Over 150-Montanas died from opioid overdose in the year between May 2019 and May 2020, and researchers at the University of Montana worry the COVID-19 pandemic is only adding pressure to the national crisis that's killed 450,000 people in the U.S. in the past 20 years.

"That's still there, underlying all this COVID stuff is probably not only there, it's probably worse. All of these stay-at-home people losing their jobs, other family situations drives people towards, drug and alcohol abuse or abuse of prescription pain medicine," says Dr. Jay Evans, Director for the U.M. Center for Transitional Medicine. "So I actually think when the COVID thing is over, which hopefully is very soon, the underlying opioid condition we'll find has actually gotten worse in that time."

But UM researchers are pursuing a tool to help. An actual opioid vaccine.

"We take the opioid, which we call it a hapten because we're trying to generate an immune response against it, we link it to a carrier protein which allows the immune response immune system to recognize it," explains Dr. Evans. "Once it recognizes it, it generates antibodies against that drug. Those antibodies don't cross the blood-brain barrier. So people who are vaccinated have circulating antibodies. When they go to use the opioid drug, it can't cross the blood-brain barrier and therefore they have no effect of the opioid drug."

The idea is to not have a vaccine for the general public, but for recovering addicts, and especially a safety net for first responders coming in contact with fentanyl and other compounds that can kill even with limited exposure.

"This is very specific a vaccine. Either for first responders who have a have a chance of being accidentally exposed to these highly, you know, active fentanyl, carfentanyl, sufentanil, these things that, you know, where minute doses are lethal. Or for people who are recovering addicts that have a really high chance to relapse and the time when they're recovering, give them an option to help them quit faster and easier," Dr. Evans told MTN News during a visit to the U.M. lab. "It switches off that switch, which means that the drug can't get to the brain and have it's, you know, it's narcotic effect as well as it can't lead to lethal overdose."
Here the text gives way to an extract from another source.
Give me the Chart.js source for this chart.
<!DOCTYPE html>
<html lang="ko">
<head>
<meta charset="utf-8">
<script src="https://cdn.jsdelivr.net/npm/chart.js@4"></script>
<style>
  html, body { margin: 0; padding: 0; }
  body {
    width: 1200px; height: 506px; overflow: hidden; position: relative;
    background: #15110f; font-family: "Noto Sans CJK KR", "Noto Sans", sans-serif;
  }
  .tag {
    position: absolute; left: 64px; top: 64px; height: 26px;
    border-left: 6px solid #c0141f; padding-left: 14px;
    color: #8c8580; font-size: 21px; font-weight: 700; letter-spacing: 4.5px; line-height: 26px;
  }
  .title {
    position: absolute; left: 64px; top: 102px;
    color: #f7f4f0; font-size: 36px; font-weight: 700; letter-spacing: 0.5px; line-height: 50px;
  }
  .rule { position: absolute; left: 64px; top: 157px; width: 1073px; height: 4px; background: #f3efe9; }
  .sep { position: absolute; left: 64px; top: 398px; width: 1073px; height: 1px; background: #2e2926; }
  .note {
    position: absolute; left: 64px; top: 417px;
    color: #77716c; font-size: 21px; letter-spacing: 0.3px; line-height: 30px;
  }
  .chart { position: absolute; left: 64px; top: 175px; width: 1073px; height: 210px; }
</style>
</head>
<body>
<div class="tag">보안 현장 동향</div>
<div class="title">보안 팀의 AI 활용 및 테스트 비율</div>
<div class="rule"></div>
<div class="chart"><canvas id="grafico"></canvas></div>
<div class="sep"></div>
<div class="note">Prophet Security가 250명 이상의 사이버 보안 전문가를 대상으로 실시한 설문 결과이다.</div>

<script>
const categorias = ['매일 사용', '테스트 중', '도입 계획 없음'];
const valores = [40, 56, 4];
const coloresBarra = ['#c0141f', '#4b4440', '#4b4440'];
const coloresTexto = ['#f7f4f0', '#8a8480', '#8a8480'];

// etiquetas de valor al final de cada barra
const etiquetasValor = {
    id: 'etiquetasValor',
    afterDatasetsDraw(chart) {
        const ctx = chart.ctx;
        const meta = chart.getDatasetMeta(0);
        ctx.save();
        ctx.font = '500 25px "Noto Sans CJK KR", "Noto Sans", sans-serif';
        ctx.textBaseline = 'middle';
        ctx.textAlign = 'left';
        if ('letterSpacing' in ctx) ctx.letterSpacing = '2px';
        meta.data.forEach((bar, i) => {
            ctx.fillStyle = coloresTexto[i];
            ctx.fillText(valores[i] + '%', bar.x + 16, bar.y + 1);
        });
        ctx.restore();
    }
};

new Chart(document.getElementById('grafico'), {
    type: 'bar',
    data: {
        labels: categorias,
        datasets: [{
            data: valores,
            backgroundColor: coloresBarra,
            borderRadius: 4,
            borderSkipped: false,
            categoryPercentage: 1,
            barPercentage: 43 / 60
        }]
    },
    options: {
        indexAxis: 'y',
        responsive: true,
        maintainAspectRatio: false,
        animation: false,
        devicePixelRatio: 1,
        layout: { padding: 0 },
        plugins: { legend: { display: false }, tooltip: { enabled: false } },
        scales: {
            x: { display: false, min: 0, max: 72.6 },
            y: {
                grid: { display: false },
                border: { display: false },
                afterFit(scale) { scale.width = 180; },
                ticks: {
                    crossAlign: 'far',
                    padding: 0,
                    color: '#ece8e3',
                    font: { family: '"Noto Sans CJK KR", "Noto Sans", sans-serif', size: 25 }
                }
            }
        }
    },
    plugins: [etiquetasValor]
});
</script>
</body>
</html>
And just as importantly, it doesn't preclude the use of opioids in appropriate prescriptive form. "An antibody against fentanyl will not take away your ability to have other opioid-based pain relief if you needed to control pain," Dr. Evans said.
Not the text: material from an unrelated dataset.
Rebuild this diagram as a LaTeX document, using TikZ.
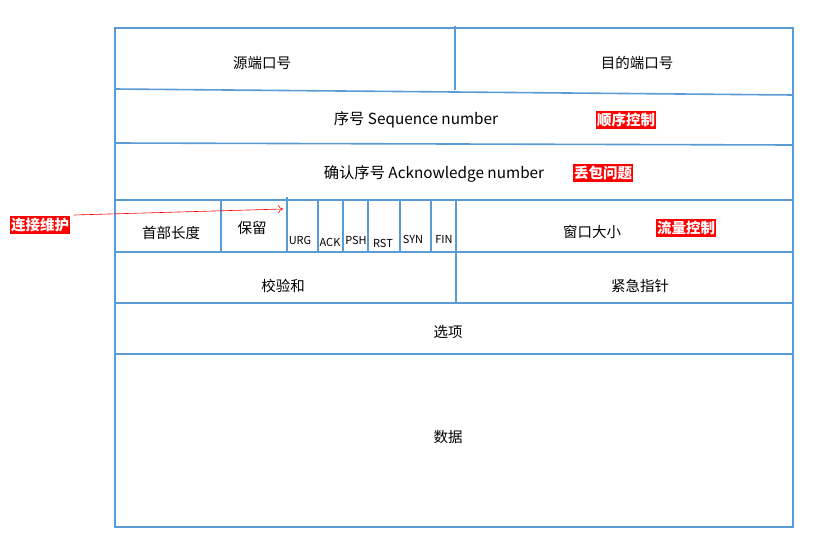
\documentclass[tikz,border=0pt]{standalone}
\usepackage{fontspec}
\setmainfont{Noto Sans CJK SC}
\usetikzlibrary{arrows.meta}
\definecolor{grid}{HTML}{5B9BD5}
\begin{document}
\begin{tikzpicture}[x=1pt,y=-1pt,
  cell/.style={draw=grid,line width=1.6pt},
  lbl/.style={font=\fontsize{14.5}{16}\selectfont,inner sep=0pt},
  wide/.style={font=\fontsize{15.3}{17}\selectfont,inner sep=0pt},
  flag/.style={font=\fontsize{11}{13}\selectfont,inner sep=0pt},
  tag/.style={fill=red,text=white,font=\fontsize{14.5}{16}\selectfont\bfseries,inner xsep=1pt,inner ysep=2pt}]
\useasboundingbox (0,0) rectangle (827,549);
% frame and row separators
\draw[cell] (115,28) rectangle (793,527);
\draw[cell] (115,89) -- (793,95);
\draw[cell] (115,143) -- (793,145);
\draw[cell] (115,200) -- (793,200);
\draw[cell] (115,252) -- (793,252);
\draw[cell] (115,303) -- (793,303);
\draw[cell] (115,354) -- (793,354);
% column separators
\draw[cell] (455,26) -- (455,90);
\draw[cell] (221,200) -- (221,252);
\draw[cell] (287,197) -- (287,252);
\foreach \x in {318,343,368,400,431} \draw[cell] (\x,200) -- (\x,252);
\draw[cell] (456,200) -- (456,303);
% field names
\node[lbl] (src)  at (262,63)  {源端口号};
\node[lbl] (dst)  at (637,63)  {目的端口号};
\node[wide] (seq) at (416,120) {序号 Sequence number};
\node[wide] (ack) at (434,174) {确认序号 Acknowledge number};
\node[lbl] (hlen) at (171,233) {首部长度};
\node[lbl] (rsv)  at (252,228) {保留};
\node[flag] (urg) at (300,240) {URG};
\node[flag] (ackf) at (330,242) {ACK};
\node[flag] (psh) at (356,240) {PSH};
\node[flag] (rst) at (383,243) {RST};
\node[flag] (syn) at (413,239) {SYN};
\node[flag] (fin) at (444,239) {FIN};
\node[lbl] (win)  at (592,232) {窗口大小};
\node[lbl] (chk)  at (283,286) {校验和};
\node[lbl] (urgp) at (640,286) {紧急指针};
\node[lbl] (opt)  at (448,332) {选项};
\node[lbl] (data) at (448,437) {数据};
% purpose tags
\node[tag] (order) at (626,120) {顺序控制};
\node[tag] (loss)  at (603,173) {丢包问题};
\node[tag] (flow)  at (686,228) {流量控制};
\node[tag] (conn)  at (40,225)  {连接维护};
\coordinate (flagsin) at (283,209);
\draw[red,line width=0.6pt,-{To[length=5pt,width=8pt]}] (conn.east)+(4,-10) -- (flagsin);
\end{tikzpicture}
\end{document}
Evans and his colleagues have experience with a similar approach to nicotine but believe an antibody against opioids will be much more effective. "You need very little quantity to have this effect in the brain so you don't need as much antibody, which means this vaccine strategy that we're developing should be much more effective."

Researchers working on this opioid vaccine — many of them University of Montana graduates — say it's exciting to be working on something that could benefit so many people."

"It's just really exciting to also know the science behind it too on finding a novel way to really attack a problem that's really been an epidemic prior to COVID, and it's exciting to be able to help in that way," UM Ph.D. graduate Asia Riel says during a break from her research work.

The five-year, $33-million effort should lead to a clinical trial sometime in the next year. But Dr. Evans says it will take teamwork.

"It takes years and years of research from students and postdocs and scholars here at the University of Montana and other places to figure out how to do this and then implement it.

It takes corporate partners. This program is partnered with Inimmunen, which is a biotech company right here in Missoula the GMP manufacturing and those aspects of it that don't fit well in a university environment, more of an industry side of things and controlling how well the product is manufactured and make sure it's safe for use in people."

That award from the National Institutes of Health to work on the opioid vaccine was the largest research award ever granted to the University of Montana.